Detecting Plagiarism

Plagiarizers often leave clues behind. Keep the following in mind as you read through student papers:

  • Be sensitive to changes in writing style. An abrupt shift from poorly written to masterfully crafted prose might signal the start of a passage that the student cut and pasted from somewhere else. A paper that contains excellent prose but lurches from paragraph to paragraph might be a compilation of passages taken from elsewhere.
  • Note any sophisticated or jargon-laden language that reflects knowledge or expertise beyond what you expect from the student.
  • Keep an eye out for references to works that are either very old or unavailable in your campus library, and for sudden changes in reference style (from MLA to Chicago, for example).
  • Make note of papers that do not directly address the assignment.
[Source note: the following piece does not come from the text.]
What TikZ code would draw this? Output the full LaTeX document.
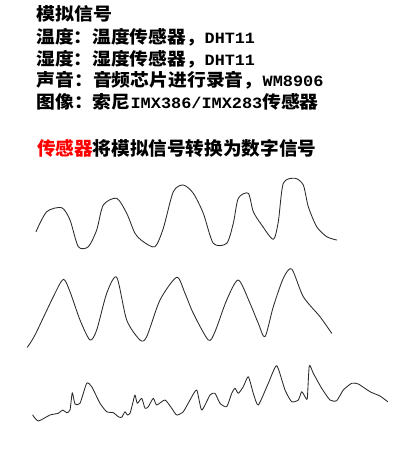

Its author might originally have written it for a different class.
  • Watch for unusual changes in format (font, point size, margins), which sometimes result when a student cuts and pastes a passage into a paper.
  • Note phrases that refer to something in the paper that is not there (but might have been in the original from which the student took it).

If you suspect a student has plagiarized a particular passage, search a string of words on the Internet using a few of the powerful search engines available, like google.com or amazon.com. Although the Internet provides plagiarizers with much of their material, instructors can use it just as easily to catch them.